Problem: Your task is to reproduce, verbatim and without pictures, the lines from the opening of the listing through the line containing "0.48, 0.29, 0.23]".

★ ★ ★ ★

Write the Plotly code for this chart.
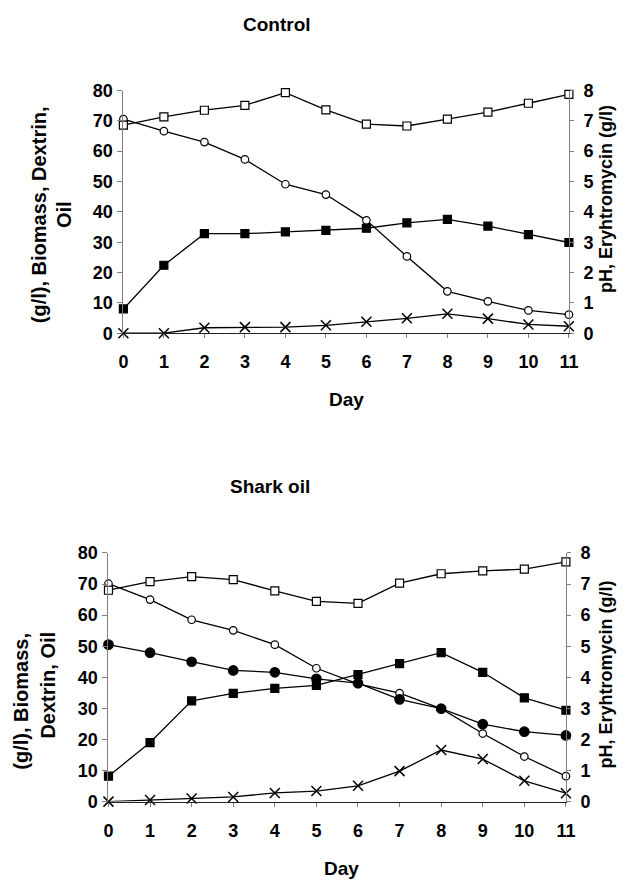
import plotly.graph_objects as go

days = list(range(12))
day_labels = [str(d) for d in days]

# Control
ctrl_ph = [6.86, 7.13, 7.35, 7.51, 7.93, 7.36, 6.89, 6.83, 7.06, 7.29, 7.58, 7.87]
ctrl_dextrin = [70.6, 66.6, 63.0, 57.3, 49.1, 45.7, 37.2, 25.3, 13.8, 10.5, 7.5, 6.1]
ctrl_biomass = [8.0, 22.4, 32.8, 32.8, 33.4, 33.9, 34.6, 36.4, 37.5, 35.3, 32.5, 29.9]
ctrl_ery = [0.0, 0.0, 0.18, 0.20, 0.20, 0.26, 0.38, 0.49, 0.64, 0.48, 0.29, 0.23]

# Shark oil
shark_ph = [6.80, 7.08, 7.24, 7.14, 6.78, 6.44, 6.38, 7.03, 7.33, 7.42, 7.48, 7.71]
shark_dextrin = [70.1, 65.0, 58.5, 55.1, 50.5, 42.9, 37.9, 34.9, 29.9, 21.9, 14.5, 8.2]
shark_oil = [50.5, 47.9, 45.0, 42.2, 41.6, 39.5, 38.1, 32.9, 29.9, 24.9, 22.5, 21.3]
shark_biomass = [8.2, 19.0, 32.4, 34.8, 36.4, 37.4, 40.9, 44.4, 47.9, 41.6, 33.4, 29.4]
shark_ery = [0.0, 0.05, 0.10, 0.15, 0.28, 0.34, 0.51, 0.98, 1.66, 1.37, 0.67, 0.27]

W, H = 640, 900
SX, OX = 0.982, 10.0
SY, OY = 0.979, 16.4
FONT = "Liberation Sans, Arial, sans-serif"
LINE = dict(color="black", width=1.3)


def px(x):
    return ((x - OX) / SX) / W


def py(y):
    return 1 - ((y - OY) / SY) / H


def series(x, y, xa, ya, symbol, size, fill):
    if symbol == "x-thin":
        marker = dict(symbol="x-thin", size=size, color="black",
                      line=dict(color="black", width=1.5))
    else:
        marker = dict(symbol=symbol, size=size, color=fill,
                      line=dict(color="black", width=1.2))
    return go.Scatter(x=x, y=y, xaxis=xa, yaxis=ya, mode="lines+markers",
                      line=LINE, marker=marker, cliponaxis=False,
                      showlegend=False)


fig = go.Figure()
# Control panel
fig.add_trace(series(days, ctrl_ph, "x", "y2", "square", 8, "white"))
fig.add_trace(series(days, ctrl_dextrin, "x", "y", "circle", 7.5, "white"))
fig.add_trace(series(days, ctrl_biomass, "x", "y", "square", 8, "black"))
fig.add_trace(series(days, ctrl_ery, "x", "y2", "x-thin", 10, "black"))
# Shark oil panel
fig.add_trace(series(days, shark_ph, "x2", "y4", "square", 8, "white"))
fig.add_trace(series(days, shark_dextrin, "x2", "y3", "circle", 7.5, "white"))
fig.add_trace(series(days, shark_oil, "x2", "y3", "circle", 9.5, "black"))
fig.add_trace(series(days, shark_biomass, "x2", "y3", "square", 8, "black"))
fig.add_trace(series(days, shark_ery, "x2", "y4", "x-thin", 10, "black"))

tickfont = dict(family=FONT, size=18, color="black", weight="bold")
AXGRAY = "#7f7f7f"


def xaxis(domain, anchor, standoff):
    return dict(domain=domain, anchor=anchor, range=[0, 11], tickvals=days,
                ticktext=day_labels, showline=True, linecolor="#222",
                linewidth=1, ticks="outside", ticklen=4, tickcolor=AXGRAY,
                showgrid=False, zeroline=False, tickfont=tickfont,
                ticklabelstandoff=standoff, fixedrange=True)


def yleft(domain, anchor):
    return dict(domain=domain, anchor=anchor, range=[0, 80], dtick=10,
                showline=True, linecolor=AXGRAY, linewidth=1, ticks="outside",
                ticklen=5, tickcolor=AXGRAY, showgrid=False, zeroline=False,
                tickfont=tickfont, ticklabelstandoff=1)


def yright(domain, anchor, overlay):
    return dict(domain=domain, anchor=anchor, overlaying=overlay, side="right",
                range=[0, 8], dtick=1, showline=True, linecolor=AXGRAY,
                linewidth=1, ticks="outside", ticklen=4, tickcolor=AXGRAY,
                showgrid=False, zeroline=False, tickfont=tickfont,
                ticklabelstandoff=6)


top_x = [px(121), px(569)]
top_y = [py(332), py(89)]
bot_x = [px(106), px(566)]
bot_y = [py(801), py(552)]

fig.update_layout(
    width=W, height=H, margin=dict(l=0, r=0, t=0, b=0),
    paper_bgcolor="white", plot_bgcolor="rgba(0,0,0,0)",
    xaxis=xaxis(top_x, "y", 8), yaxis=yleft(top_y, "x"),
    yaxis2=yright(top_y, "x", "y"),
    xaxis2=xaxis(bot_x, "y3", 9), yaxis3=yleft(bot_y, "x2"),
    yaxis4=yright(bot_y, "x2", "y3"),
)


def ann(text, x, y, size, angle=0):
    fig.add_annotation(text=text, x=px(x), y=py(y), xref="paper", yref="paper",
                       showarrow=False, textangle=angle,
                       xanchor="center", yanchor="middle",
                       font=dict(family=FONT, size=size, color="black",
                                 weight="bold"))


ann("Control", 275, 23, 19)
ann("Shark oil", 268, 485, 19)
ann("Day", 345, 398, 19)
ann("Day", 340, 868, 19)
# left axis titles
ann("(g/l), Biomass, Dextrin,", 36, 213, 20, -90)
ann("Oil", 62, 213, 20, -90)
ann("(g/l), Biomass,", 18, 700, 20, -90)
ann("Dextrin, Oil", 45, 684, 20, -90)
# right axis titles
ann("pH, Eryhtromycin (g/l)", 607, 198, 18, -90)
ann("pH, Eryhtromycin (g/l)", 606, 674, 18, -90)

fig.write_html("out.html")
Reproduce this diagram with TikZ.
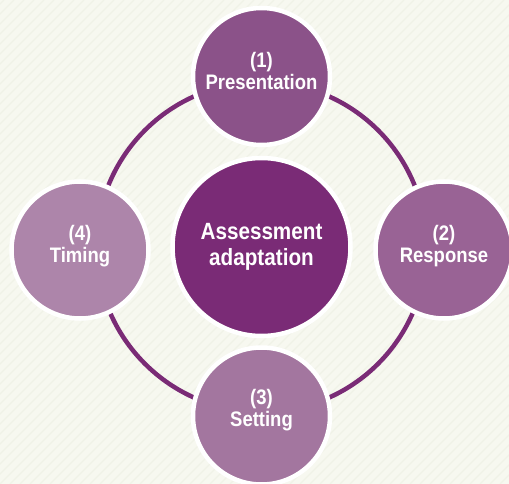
\documentclass[tikz,border=0pt]{standalone}
\usepackage{fontspec}
\setmainfont{Liberation Sans}[FakeStretch=0.88]
\definecolor{bgc}{RGB}{247,248,240}
\definecolor{stripe}{RGB}{240,242,231}
\definecolor{ringc}{RGB}{122,43,118}
\definecolor{cmain}{RGB}{122,43,118}
\definecolor{cone}{RGB}{139,82,137}
\definecolor{ctwo}{RGB}{153,99,149}
\definecolor{cthree}{RGB}{163,118,159}
\definecolor{cfour}{RGB}{173,133,170}
\tikzset{
  bubble/.style={circle, draw=white, line width=4.5pt, inner sep=0pt, minimum size=#1},
  lbl/.style={text=white, font=\bfseries\fontsize{21}{21.5}\selectfont, align=center, inner sep=0pt},
  mainlbl/.style={text=white, font=\bfseries\fontsize{23.5}{26}\selectfont, align=center, inner sep=0pt},
}
\begin{document}
\begin{tikzpicture}[x=1pt,y=-1pt]
\useasboundingbox (0,0) rectangle (509,484);
\clip (0,0) rectangle (509,484);
\fill[bgc] (0,0) rectangle (509,484);
\foreach \k in {-500,-490,...,520} {
  \draw[stripe, line width=1.2pt] (\k,484) -- (\k+484,0);
}
\coordinate (hub) at (261.5,247);
\draw[ringc, line width=4.5pt] (hub) circle[radius=165];
\node[bubble=178pt, fill=cmain] (main) at (hub) {};
\node[bubble=137pt, fill=cone] (one) at (261.5,76.5) {};
\node[bubble=137pt, fill=ctwo] (two) at (444,250) {};
\node[bubble=137pt, fill=cthree] (three) at (261.5,416) {};
\node[bubble=137pt, fill=cfour] (four) at (80,250) {};
\node[mainlbl] (mainT) at (261.5,247) {Assessment\\adaptation};
\node[lbl] (oneT) at (261.5,71) {(1)\\Presentation};
\node[lbl] (twoT) at (444,246) {(2)\\Response};
\node[lbl] (threeT) at (261.5,410) {(3)\\Setting};
\node[lbl] (fourT) at (80,246) {(4)\\Timing};
\end{tikzpicture}
\end{document}
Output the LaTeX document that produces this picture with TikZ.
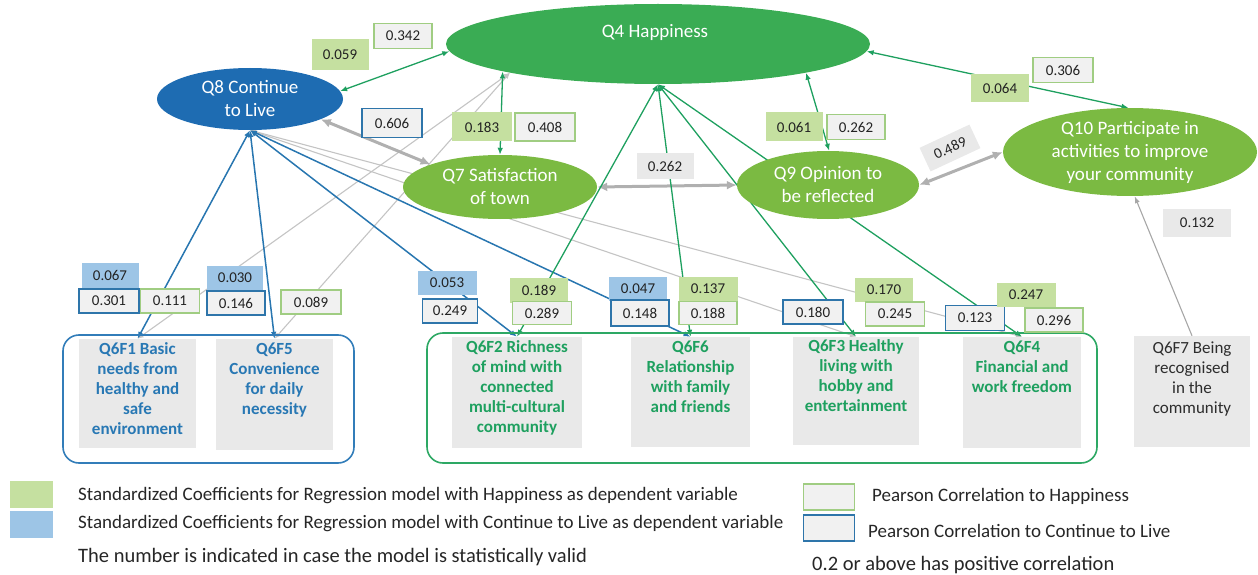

★ ★ ★ ★

Solution:
Write the Plotly code for this chart.
import plotly.graph_objects as go

days = list(range(12))
day_labels = [str(d) for d in days]

# Control
ctrl_ph = [6.86, 7.13, 7.35, 7.51, 7.93, 7.36, 6.89, 6.83, 7.06, 7.29, 7.58, 7.87]
ctrl_dextrin = [70.6, 66.6, 63.0, 57.3, 49.1, 45.7, 37.2, 25.3, 13.8, 10.5, 7.5, 6.1]
ctrl_biomass = [8.0, 22.4, 32.8, 32.8, 33.4, 33.9, 34.6, 36.4, 37.5, 35.3, 32.5, 29.9]
ctrl_ery = [0.0, 0.0, 0.18, 0.20, 0.20, 0.26, 0.38, 0.49, 0.64, 0.48, 0.29, 0.23]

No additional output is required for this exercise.